Cause selection while modeling a Graphical Causal Model

Ramesh_Iyer · January 17, 2021, 5:13pm

Hi There!

I have recently started toying around with Causal Models specifically the kinds from Judea Perl school of thought. In practical application however, I find that there are several numerous causes to an outcome. Since the approach (and libraries such as DoWhy & ananke) recommend starting with a partial causal model is it a good idea to model only top few causes that have a strong correlation with the Outcome? Are there any pitfalls to this approach?

Here is an example:
I want to measure the causal impact of couple of key Weather related attributes on number of customers visiting a store. Weather forecast has several attributes such as:
‘date’, ‘week_no’, ‘temperature’, ‘dew_point’,
‘pressure’, ‘ground_pressure’, ‘humidity’, ‘clouds’, ‘wind_speed’,
‘wind_deg’, ‘rain’, ‘snow’, ‘ice’, ‘fr_rain’, ‘convective’,
‘snow_depth’, ‘accumulated’, ‘hours’, ‘rate’

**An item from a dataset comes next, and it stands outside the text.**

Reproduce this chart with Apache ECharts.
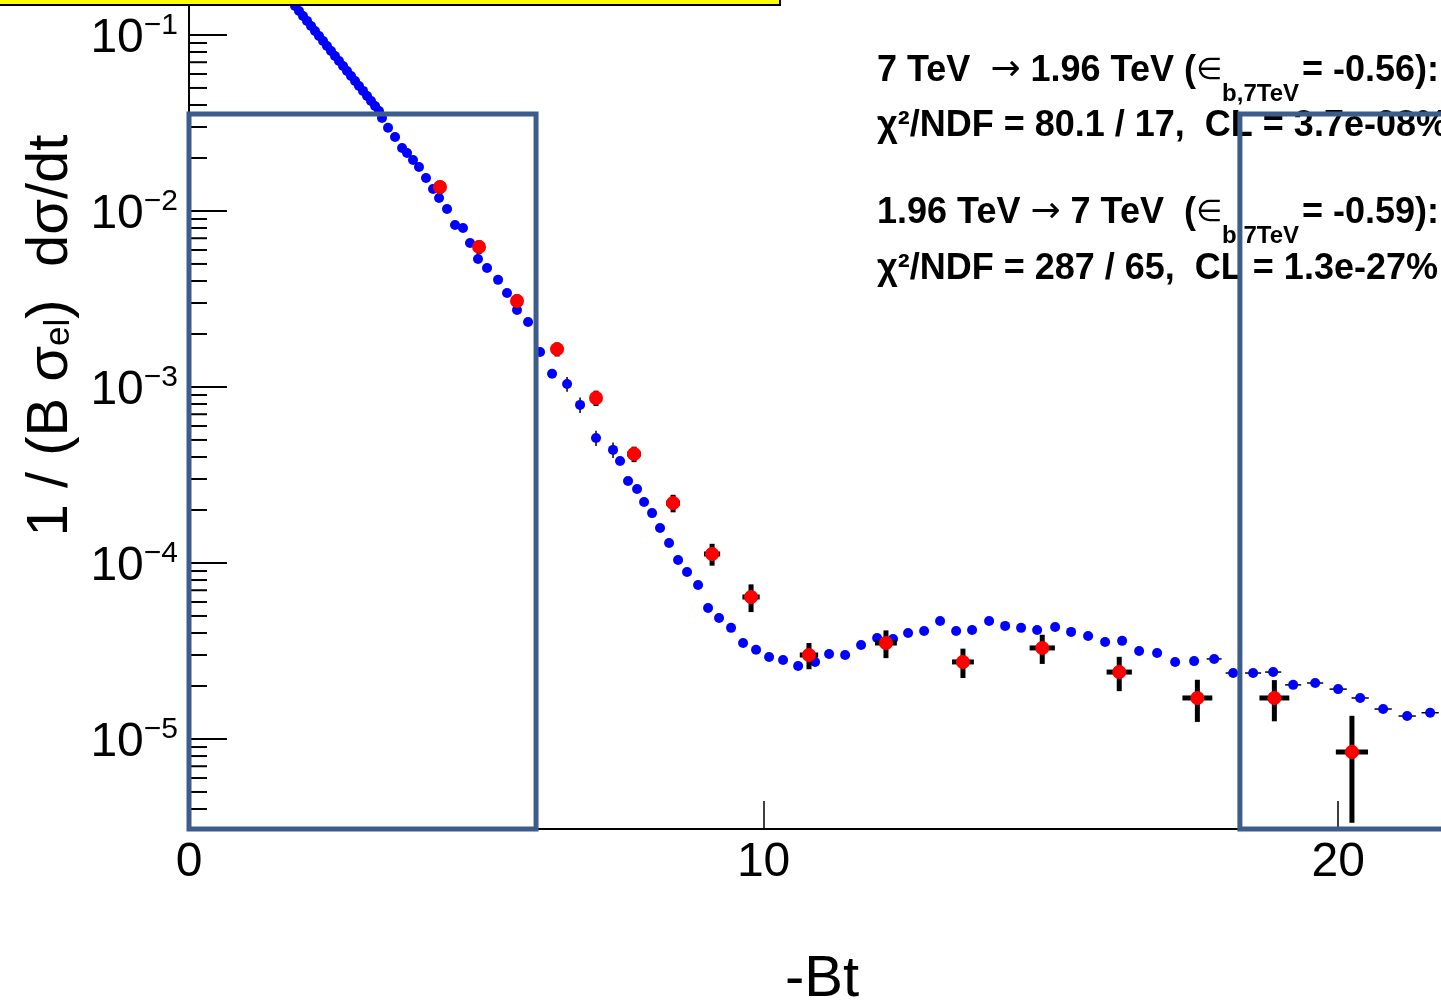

If my data shows that Historically ‘week_no’, ‘temperature’, ‘dew_point’, ‘pressure’ have the strongest correlation to store traffic (number of customers visiting a store) is it alright to create a graphical model just using these?

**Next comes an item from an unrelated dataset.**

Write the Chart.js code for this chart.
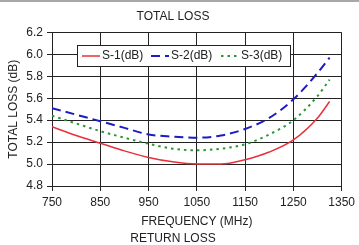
<!DOCTYPE html>
<html>
<head>
<meta charset="utf-8">
<script src="https://cdn.jsdelivr.net/npm/chart.js@4"></script>
<style>
  html, body { margin: 0; padding: 0; background: #fff; }
  #wrap { position: relative; width: 359px; height: 245px; }
  #topbar { position: absolute; left: 0; top: 0; width: 359px; height: 2px; background: #a8a8a8; }
</style>
</head>
<body>
<div id="wrap">
  <canvas id="lossChart" width="359" height="245"></canvas>
  <div id="topbar"></div>
</div>
<script>
// frequencias (MHz)
const freqs = [750, 800, 850, 900, 950, 1000, 1050, 1100, 1150, 1200, 1250, 1300, 1325];
// perdas (dB)
const s1 = [5.34, 5.26, 5.19, 5.12, 5.06, 5.02, 5.00, 5.00, 5.04, 5.11, 5.22, 5.42, 5.57];
const s2 = [5.51, 5.45, 5.39, 5.33, 5.27, 5.25, 5.24, 5.26, 5.32, 5.42, 5.59, 5.83, 5.97];
const s3 = [5.44, 5.37, 5.30, 5.24, 5.185, 5.14, 5.125, 5.14, 5.18, 5.27, 5.40, 5.62, 5.77];
const seriesLabels = ['S-1(dB)', 'S-2(dB)', 'S-3(dB)'];
const xTicks = [750, 850, 950, 1050, 1150, 1250, 1350];
const yTicks = [4.8, 5.0, 5.2, 5.4, 5.6, 5.8, 6.0, 6.2];

const FONT = "'Liberation Sans', Arial, sans-serif";
const TXT = '#222';

function pts(values) {
    return freqs.map((f, i) => ({ x: f, y: values[i] }));
}

// legenda desenhada dentro da area do grafico
const boxLegend = {
    id: 'boxLegend',
    afterDraw(chart) {
        const ctx = chart.ctx;
        const x0 = 77, y0 = 45, w = 213, h = 21;
        ctx.save();
        ctx.fillStyle = '#fff';
        ctx.fillRect(x0, y0, w, h);
        ctx.strokeStyle = '#222';
        ctx.lineWidth = 1;
        ctx.strokeRect(x0 + 0.5, y0 + 0.5, w, h);
        ctx.font = '12px ' + FONT;
        ctx.textBaseline = 'middle';
        ctx.fillStyle = TXT;
        const cy = y0 + h / 2 + 0.5;
        const starts = [82, 151, 221];
        chart.data.datasets.forEach((ds, i) => {
            const sx = starts[i];
            ctx.beginPath();
            ctx.strokeStyle = ds.borderColor;
            ctx.lineWidth = ds.borderWidth;
            ctx.setLineDash(ds.borderDash || []);
            ctx.moveTo(sx, cy);
            ctx.lineTo(sx + 18, cy);
            ctx.stroke();
            ctx.setLineDash([]);
            ctx.fillText(ds.label, sx + 20, cy);
        });
        ctx.restore();
    }
};

const ctx = document.getElementById('lossChart').getContext('2d');
new Chart(ctx, {
    type: 'line',
    data: {
        datasets: [
            {
                label: seriesLabels[0],
                data: pts(s1),
                borderColor: '#e8303a',
                borderWidth: 1.5,
                pointRadius: 0,
                tension: 0.4,
                cubicInterpolationMode: 'monotone'
            },
            {
                label: seriesLabels[1],
                data: pts(s2),
                borderColor: '#1c1cc4',
                borderWidth: 2,
                borderDash: [9, 5],
                pointRadius: 0,
                tension: 0.4,
                cubicInterpolationMode: 'monotone'
            },
            {
                label: seriesLabels[2],
                data: pts(s3),
                borderColor: '#2e9438',
                borderWidth: 2,
                borderDash: [2.5, 4],
                pointRadius: 0,
                tension: 0.4,
                cubicInterpolationMode: 'monotone'
            }
        ]
    },
    options: {
        responsive: false,
        animation: false,
        layout: { padding: { left: 0, right: 13, top: 0, bottom: 0 } },
        plugins: {
            legend: { display: false },
            tooltip: { enabled: false },
            title: {
                display: true,
                text: 'TOTAL LOSS',
                color: TXT,
                font: { family: FONT, size: 12, weight: 'normal' },
                padding: { top: 9, bottom: 9 }
            },
            subtitle: {
                display: true,
                position: 'bottom',
                text: 'RETURN LOSS',
                align: 'center',
                color: TXT,
                font: { family: FONT, size: 12, lineHeight: 1.0 },
                padding: { top: 0, bottom: 0 }
            }
        },
        scales: {
            x: {
                type: 'linear',
                min: 750,
                max: 1350,
                afterBuildTicks: s => { s.ticks = xTicks.map(v => ({ value: v })); },
                afterFit: s => { s.height = 47; },
                grid: { color: '#222', lineWidth: 1, tickLength: 5 },
                border: { color: '#222', width: 1 },
                ticks: {
                    color: TXT,
                    padding: 4,
                    font: { family: FONT, size: 12 },
                    callback: v => String(v)
                },
                title: {
                    display: true,
                    text: 'FREQUENCY (MHz)',
                    color: TXT,
                    font: { family: FONT, size: 12 },
                    padding: { top: 0, bottom: 4 }
                }
            },
            y: {
                min: 4.8,
                max: 6.2,
                afterBuildTicks: s => { s.ticks = yTicks.map(v => ({ value: v })); },
                afterFit: s => { s.width = 52; },
                grid: { color: '#222', lineWidth: 1, tickLength: 5 },
                border: { color: '#222', width: 1 },
                ticks: {
                    color: TXT,
                    padding: 4,
                    font: { family: FONT, size: 12 },
                    callback: v => v.toFixed(1)
                },
                title: {
                    display: true,
                    text: 'TOTAL LOSS (dB)',
                    color: TXT,
                    font: { family: FONT, size: 12 },
                    padding: { top: 6, bottom: 0 }
                }
            }
        }
    },
    plugins: [boxLegend]
});
</script>
</body>
</html>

In reality I have 23-30 additional causes apart from weather, which have to be added to the model.

f2harrell · January 17, 2021, 9:11pm

How do you know if the correlation is strong or not? It’s not proper to use the data to determine that.

Ramesh_Iyer · January 18, 2021, 1:59pm

Thanks for your reply! I have edited my post with an example. Please can you confirm your opinion based on that?

f2harrell · January 18, 2021, 2:16pm

You are using the data to select the model. Don’t.